Sono infinite le letture della vicenda del coronavirus, sia sul fronte della comprensione degli eventuali errori commessi sia su quello degli interventi a caso deflagrato (ormai con dimensione planetaria). Resto comunque all’interno della nostra Italia, con particolare riferimento alla ancora più nostra Lombardia. Riconosco che è sempre facile giudicare a posteriori e che non è agevole la posizione di chi deve assumere dei provvedimenti con urgenza e decisione. Ma mi schiero anche dalla parte di chi ritiene che ci siano stati sbagli nella strategia contro il virus. Il primo? Di miopia operativa. Oggi la vera emergenza è il rischio-collasso del sistema sanitario, con la saturazione dei posti letto per gli ammalati, soprattutto quelli che necessitano di andare in terapia intensiva. Domanda: nessuno ha pensato – trattasi non di preveggenza, ma di senso della programmazione – all’espansione del contagio su larga scala, con l’opportunità di attrezzare strutture prima che i buoi scappassero dalla stalla? Noi non siamo in grado, come i cinesi, di costruire un ospedale in 72 ore… Il secondo errore è di comunicazione.
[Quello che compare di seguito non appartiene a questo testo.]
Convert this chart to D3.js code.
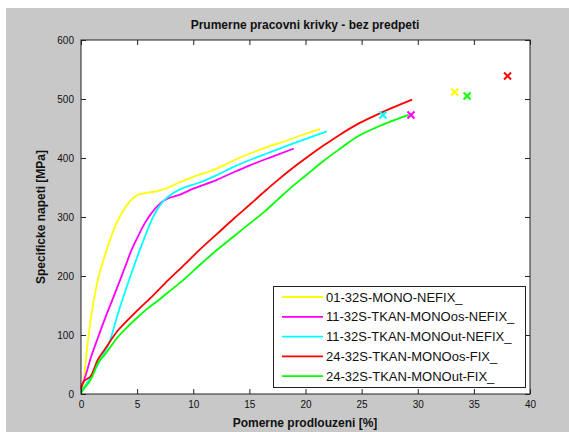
<!DOCTYPE html>
<html>
<head>
  <script src="https://d3js.org/d3.v7.min.js"></script>
  <style>
    body { margin: 0; background: #fff; }
    text { font-family: "Liberation Sans", Arial, sans-serif; fill: #111; }
  </style>
</head>
<body>
<svg width="569" height="432"></svg>
<script>
  // strain [%] / stress [MPa]
  const names = ["01-32S-MONO-NEFIX_", "11-32S-TKAN-MONOos-NEFIX_", "11-32S-TKAN-MONOut-NEFIX_",
                 "24-32S-TKAN-MONOos-FIX_", "24-32S-TKAN-MONOut-FIX_"];
  const colors = ["#ffff00", "#ff00ff", "#00ffff", "#ff0000", "#00ff00"];

  const yellowX = [0, 0.2, 0.5, 0.9, 1.4, 2.0, 2.6, 3.3, 3.8, 4.2, 4.7, 5.1, 5.6, 6.2, 6.6, 7.2, 7.8, 8.7, 10, 12.1, 13.5, 15.1, 16.5, 18.1, 19.7, 21.3];
  const yellowY = [5, 15, 70, 131, 185, 227, 262, 295, 312, 323, 333, 338, 340, 342, 343, 346, 350, 358, 368, 382, 395, 408, 418, 428, 439, 449];

  const magentaX = [0, 0.3, 0.9, 1.5, 2.1, 2.7, 3.3, 3.9, 4.5, 5.1, 5.7, 6.3, 6.9, 7.4, 7.8, 8.7, 10, 12.1, 13.5, 15.1, 17, 18.96];
  const magentaY = [12, 25, 63, 95, 126, 155, 184, 214, 244, 268, 290, 307, 320, 328, 332, 337, 348, 363, 375, 388, 402, 416];

  const cyanX = [0, 0.5, 1.0, 1.5, 2.0, 2.5, 3.3, 3.9, 4.5, 5.1, 5.7, 6.3, 6.9, 7.4, 7.95, 9.1, 10.5, 12.1, 13.5, 15.1, 16.6, 18.1, 20, 21.9];
  const cyanY = [3, 18, 33, 50, 68, 86, 137, 172, 205, 237, 267, 295, 316, 328, 337, 349, 358, 371, 384, 397, 408, 419, 432, 445];

  const redX = [0, 0.18, 0.92, 1.5, 2.1, 3.3, 4.2, 5.1, 6.2, 7.5, 9.1, 10.6, 12.1, 13.6, 15.1, 16.4, 17.5, 18.66, 20.2, 21.6, 23.1, 24.6, 26.1, 27.6, 29.5];
  const redY = [8, 19, 32, 58, 75, 108, 126, 143, 163, 188, 217, 245, 271, 297, 322, 344, 362, 380, 402, 421, 440, 457, 471, 484, 499];

  const greenX = [0, 0.18, 0.92, 1.5, 2.1, 3.3, 4.2, 5.1, 6.0, 6.9, 8.0, 9.1, 10.6, 12.1, 13.6, 15.1, 16.4, 17.5, 18.66, 20.0, 21.6, 23.1, 24.6, 26.1, 27.6, 29.2];
  const greenY = [2, 7, 26, 52, 66, 97, 115, 131, 146, 159, 176, 193, 219, 244, 267, 290, 310, 329, 349, 370, 395, 416, 436, 450, 462, 473];

  // failure points (x markers)
  const breakX = [33.3, 29.4, 26.9, 38.0, 34.4];
  const breakY = [512, 473, 473, 539, 505];

  const seriesX = [yellowX, magentaX, cyanX, redX, greenX];
  const seriesY = [yellowY, magentaY, cyanY, redY, greenY];

  const xTicks = [0, 5, 10, 15, 20, 25, 30, 35, 40];
  const yTicks = [0, 100, 200, 300, 400, 500, 600];

  const svg = d3.select("svg");
  const L = 81, R = 530, T = 40, B = 394;

  svg.append("rect").attr("x", 6).attr("y", 8).attr("width", 563).attr("height", 424).attr("fill", "#c8c8c8");
  svg.append("rect").attr("x", L).attr("y", T).attr("width", R - L).attr("height", B - T).attr("fill", "#fff");

  const x = d3.scaleLinear().domain([0, 40]).range([L, R]);
  const y = d3.scaleLinear().domain([0, 600]).range([B, T]);

  const g = svg.append("g");

  const line = d3.line().x(d => x(d[0])).y(d => y(d[1])).curve(d3.curveMonotoneX);
  seriesX.forEach((xs, i) => {
    const pts = xs.map((v, j) => [v, seriesY[i][j]]);
    g.append("path").attr("d", line(pts)).attr("fill", "none")
      .attr("stroke", colors[i]).attr("stroke-width", 1.8);
  });

  // x markers
  breakX.forEach((v, i) => {
    const cx = x(v), cy = y(breakY[i]), s = 3.5;
    g.append("path").attr("d", `M${cx - s},${cy - s}L${cx + s},${cy + s}M${cx - s},${cy + s}L${cx + s},${cy - s}`)
      .attr("stroke", colors[i]).attr("stroke-width", 2);
  });

  // axes with inward ticks on all sides
  const ax = svg.append("g").attr("font-size", 12);
  ax.append("g").attr("transform", `translate(0,${B})`)
    .call(d3.axisBottom(x).tickValues(xTicks).tickSize(-5).tickPadding(7))
    .call(s => s.select(".domain").remove());
  ax.append("g").attr("transform", `translate(0,${T})`)
    .call(d3.axisTop(x).tickValues(xTicks).tickSize(-5).tickFormat(""))
    .call(s => s.select(".domain").remove());
  ax.append("g").attr("transform", `translate(${L},0)`)
    .call(d3.axisLeft(y).tickValues(yTicks).tickSize(-5).tickPadding(7))
    .call(s => s.select(".domain").remove());
  ax.append("g").attr("transform", `translate(${R},0)`)
    .call(d3.axisRight(y).tickValues(yTicks).tickSize(-5).tickFormat(""))
    .call(s => s.select(".domain").remove());
  ax.selectAll("text").attr("font-family", "Liberation Sans, Arial, sans-serif").attr("fill", "#111");
  ax.selectAll(".tick line").attr("stroke", "#222");

  svg.append("rect").attr("x", L).attr("y", T).attr("width", R - L).attr("height", B - T)
    .attr("fill", "none").attr("stroke", "#222").attr("stroke-width", 1);

  // legend
  const lg = svg.append("g");
  lg.append("rect").attr("x", 273.5).attr("y", 286.5).attr("width", 252).attr("height", 101)
    .attr("fill", "#fff").attr("stroke", "#222");
  names.forEach((n, i) => {
    const yy = 297 + i * 19.8;
    lg.append("line").attr("x1", 282).attr("x2", 323).attr("y1", yy).attr("y2", yy)
      .attr("stroke", colors[i]).attr("stroke-width", 1.8);
    lg.append("text").attr("x", 326).attr("y", yy + 4.5).attr("font-size", 13).text(n);
  });

  svg.append("text").attr("x", 305).attr("y", 29).attr("text-anchor", "middle")
    .attr("font-size", 12).attr("font-weight", "bold").text("Prumerne pracovni krivky - bez predpeti");
  svg.append("text").attr("x", 305).attr("y", 427).attr("text-anchor", "middle")
    .attr("font-size", 12).attr("font-weight", "bold").text("Pomerne prodlouzeni [%]");
  svg.append("text").attr("transform", `translate(45,${(T + B) / 2}) rotate(-90)`).attr("text-anchor", "middle")
    .attr("font-size", 12).attr("font-weight", "bold").text("Specificke napeti [MPa]");
</script>
</body>
</html>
Siamo passati da zero casi a “tutti malati” nel volgere di un giorno: a meno che non ci sia stato nascosto qualcosa prima, chi ha assunto certe decisioni l’ha fatto chiaramente con un senso di panico che è stato trasmesso innanzitutto alla popolazione (di qui gli assalti assurdi ai supermercati) e poi al mondo, che non ha esitato a battezzarci come gli untori del pianeta.
Ho viaggiato parecchio e fortunatamente viaggio ancora: vi assicuro che l’immagine di noi italiani nelle emergenze è quella di essere un po’ cialtroni (spesso un po’ tanto…). Stavolta abbiamo tentato di ribaltare l’assunto, ma ci siamo tirati la zappa sui piedi con uno zelo probabilmente eccessivo. Ci siamo fatti consegnare il cerino in mano, mentre altri – penso a francesi e tedeschi – sono stati più furbi e accorti nel non dare clamore ai loro casi, che, come si è ben visto, c’erano eccome. Nello zelo di cui sopra includo anche la scelta del blocco totale, che reputo esagerato, ridicolo in tante manifestazioni (la storia del caffè che può essere consumato da seduti e non al banco me la devono spiegare…) e soprattutto incoerente perché ci sono profonde smagliature.
Faccio un esempio vissuto in prima persona domenica 1 marzo. Sono tornato da La Thuile, dopo l’annullamento della combinata di sci, e mi sono fermato agli outlet di Vicolungo (in realtà era la moglie che desiderava fare una sosta lì…). C’era l’universo in trasferta e aggiungo un “per fortuna” – vuol dire che la voglia di socializzare è ancora alta nonostante fobie e cavolate varie -; c’erano a occhio parecchi lombardi e probabilmente c’era pure il coronavirus. Mi domando se abbia senso fermare cinema, teatri, palestre, piscine, eventi sportivi se poi ci sono eccezioni così lampanti circa gli assembramenti del popolo. Ed è una balla cinese, tanto per restare in tema, pensare che in un outlet si sta molto all’aperto. Vero, ma si sta pure moltissimo al chiuso, tra l’altro in locali caldissimi e pestiferi già di loro.
Insomma, comincio a pensare che fanno bene gli olandesi: del coronavirus non ce ne frega nulla, non daremo mai notizie e numeri. Chi vive, vive; chi muore, muore. Del resto, tutto è partito da una Nazione da 1 miliardo e 300 milioni di umani, molti dei quali si muovono ormai ovunque: lo scorso settembre, visitando la Namibia, ho scoperto che i cinesi sono giunti pure da quelle parti e che si stanno incrociando con le varie etnie locali. Non per fare il disfattista, ma temo allora che il contenimento sia semplicemente impossibile. Il pericolo, semmai, è un altro: che qualcuno si faccia venire insane idee seminando ceppi ben più letali del coronavirus. Forse il mondo deve cominciare a immaginare che questa sarà la vera guerra globale da combattere. E magari, possibilmente, da prevenire.